Facebook: Yahoo’s Last Chance Against Google (YHOO, GOOG, MSFT, AOL, NWS)

   

Yahoo! (YHOO) is not what it used to be as it has steadily lost ground to Internet search giant Google Inc. (GOOG) year after year. But thanks to a new partnership with Facebook, Yahoo may be better equipped to slow or even reverse its recent declines.

Ten years ago, YHOO stockholders saw some of the greatest profits of the dot-com bubble. Yahoo stock was selling at nearly $120 a share in January of 2000. Today, Yahoo shares sell for a fraction of that high and while the company is still financially secure, its future is less than sunny.

What began as the most trafficked search engine in the mid-90s is now a hodgepodge of different internet services. It isn’t just that Google has completely usurped it as the world’s premiere search engine technology over the past decade. From email to movie reviews to browser gaming, Yahoo is loosing its once massive audience to other web outlets.

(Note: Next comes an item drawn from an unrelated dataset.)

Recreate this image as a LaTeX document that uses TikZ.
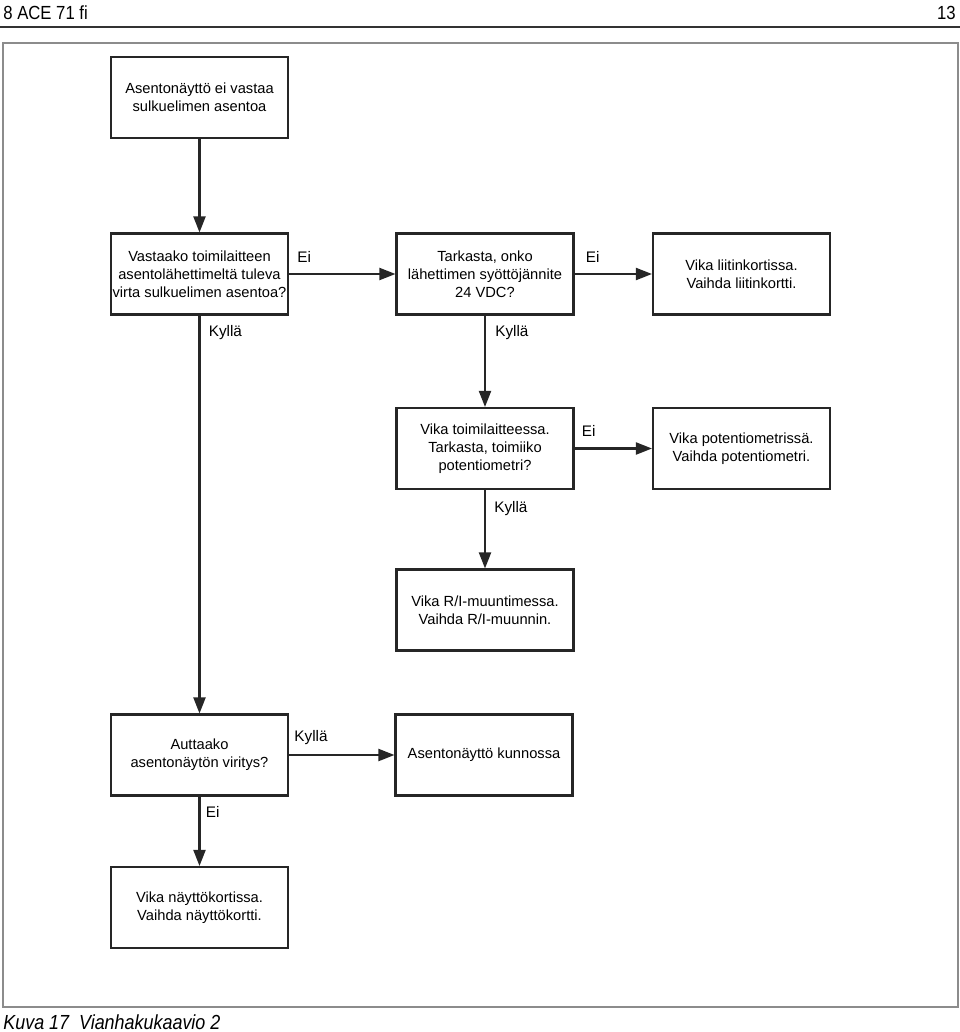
\documentclass[tikz,border=0pt]{standalone}
\usepackage{fontspec}
\setmainfont{Liberation Sans}
\newfontfamily\narrowfont[FakeStretch=0.88]{Liberation Sans}
\usepackage{tikz}
\usetikzlibrary{calc, positioning, arrows.meta}
\tikzstyle{box}=[draw=black!85, line width=1.2pt, shape=rectangle, minimum width=3.54cm, minimum height=1.62cm, inner sep=0pt, align=center, font=\fontsize{8.35}{10.2}\selectfont]
\tikzstyle{lbl}=[inner sep=0pt, anchor=west, font=\fontsize{8.7}{10.2}\selectfont]
\tikzstyle{arr}=[->, draw=black!85, line width=1.2pt]
\tikzstyle{pagetext}=[inner sep=0pt, font=\narrowfont\fontsize{10.8}{12}\selectfont]
\tikzset{>={Triangle[length=3.2mm, width=2.4mm]}}

\begin{document}
\begin{tikzpicture}
\useasboundingbox (0,0) rectangle (19.2,-20.64);
% the page header, rule and frame
\node[pagetext, anchor=west] (head) at (0.06,-0.25) {8 ACE 71 fi};
\node[pagetext, anchor=east] (page) at (19.12,-0.25) {13};
\draw[black!80, line width=0.9pt] (0,-0.54) -- (19.2,-0.54);
\draw[black!45, line width=0.6pt] (0.06,-0.86) rectangle (19.16,-20.14);
\node[pagetext, anchor=west, font=\narrowfont\itshape\fontsize{11.6}{13}\selectfont] (caption) at (0.06,-20.44) {Kuva 17\ \ Vianhakukaavio 2};
% the questions
\node[box] (start) at (3.99,-1.95) {Asentonäyttö ei vastaa\\sulkuelimen asentoa};
\node[box] (q1) at (3.99,-5.48) {Vastaako toimilaitteen\\asentolähettimeltä tuleva\\virta sulkuelimen asentoa?};
\node[box] (q2) at (9.70,-5.48) {Tarkasta, onko\\lähettimen syöttöjännite\\24 VDC?};
\node[box] (q3) at (9.70,-8.97) {Vika toimilaitteessa.\\Tarkasta, toimiiko\\potentiometri?};
\node[box] (q4) at (3.99,-15.1) {Auttaako\\asentonäytön viritys?};
% the faults
\node[box] (f1) at (14.83,-5.48) {Vika liitinkortissa.\\Vaihda liitinkortti.};
\node[box] (f2) at (14.83,-8.97) {Vika potentiometrissä.\\Vaihda potentiometri.};
\node[box] (f3) at (9.70,-12.2) {Vika R/I-muuntimessa.\\Vaihda R/I-muunnin.};
\node[box] (ok) at (9.68,-15.1) {Asentonäyttö kunnossa};
\node[box] (f4) at (3.99,-18.15) {Vika näyttökortissa.\\Vaihda näyttökortti.};
% the arrows
\draw[arr] (start) -- (q1);
\draw[arr] (q1) -- (q2);
\draw[arr] (q2) -- (f1);
\draw[arr] (q2) -- (q3);
\draw[arr] (q3) -- (f2);
\draw[arr] (q3) -- (f3);
\draw[arr] (q1) -- (q4);
\draw[arr] (q4) -- (ok);
\draw[arr] (q4) -- (f4);
% the answers
\node[lbl] (ei1) at ([xshift=1.6mm, yshift=3.4mm]q1.east) {Ei};
\node[lbl] (ei2) at ([xshift=2.2mm, yshift=3.4mm]q2.east) {Ei};
\node[lbl] (ei3) at ([xshift=1.4mm, yshift=3.5mm]q3.east) {Ei};
\node[lbl] (ky4) at ([xshift=1mm, yshift=3.4mm]q4.east) {Kyllä};
\node[lbl] (ky1) at ([xshift=1.8mm, yshift=-3.4mm]q1.south) {Kyllä};
\node[lbl] (ky2) at ([xshift=2mm, yshift=-3.4mm]q2.south) {Kyllä};
\node[lbl] (ky3) at ([xshift=1.8mm, yshift=-3.7mm]q3.south) {Kyllä};
\node[lbl] (ei4) at ([xshift=1.2mm, yshift=-3mm]q4.south) {Ei};
\end{tikzpicture}
\end{document}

Google stockholders have reaped the greatest rewards from the decline in Yahoo’s market share. While GOOG stock wasn’t around in the early part of the decade, it is up 340% since Google had its IPO in August 2004 – compared to a 46% decline in YHOO stock for the same period. But other web businesses that have benefitted have been privately owned social networking outlets like Twitter and especially Facebook. As recently as this January, Yahoo still held the greatest market share in web-based display advertising with a commanding 17% market share in the United States, dominating its closest market competitors Microsoft (MSFT) and AOL (AOL).  But less than a month ago, Facebook dethroned Yahoo, controlling just over 16% of display ad market share. Yahoo’s share decreased to just 12%.

Given all this, it’s unsurprising that Yahoo is turning to Facebook to save both its stockholders and its cultural relevancy. Yahoo announced Monday that it will incorporate Facebook functionality into its account services, letting its 600 million user base access a feed of Facebook updates by activating an icon in the left hand toolbar at Yahoo.com. Yahoo hopes this will encourage many of Facebook’s 400 million plus users to open new accounts with the site and to recapture lapsed users of Yahoo’s various services. Facebook integration is just the latest in Yahoo’s efforts to build a new brand identity through social functions. Yahoo incorporated Twitter functionality in February 2010.

Yahoo also announced that it would be revamping its privacy controls, no doubt to protect itself from the still potent uproar over Facebook’s maligned privacy policy. Facebook had to completely overhaul its privacy features in the past month following relentless criticism from both users and the press.

As the world’s most popular social network, Facebook stock is a longed-for commodity in today’s internet marke — especially for News Corp (NWS) stockholders. MySpace, a News Corps subsidiary, has lost not just millions of users to Facebook, but a significant portion of the display ad market share as well.

While Facebook is not a publicly traded stock at this time, there’s hope for an IPO soon. The partnership with Yahoo may be a way for the company to establish relationships with existing industry leaders as a way to make itself seem more legitimate instead of another doomed Internet IPO that is just a passing fad. Though Facebook CEO Mark Zuckerberg said as recently as this week that there’s no immediately plan to take the social networking site public, investors should closely watch this partnership with Yahoo and what it means for an upcoming Facebook IPO.

As of this writing, Anthony Agnello did not own a position in any of the stocks named here.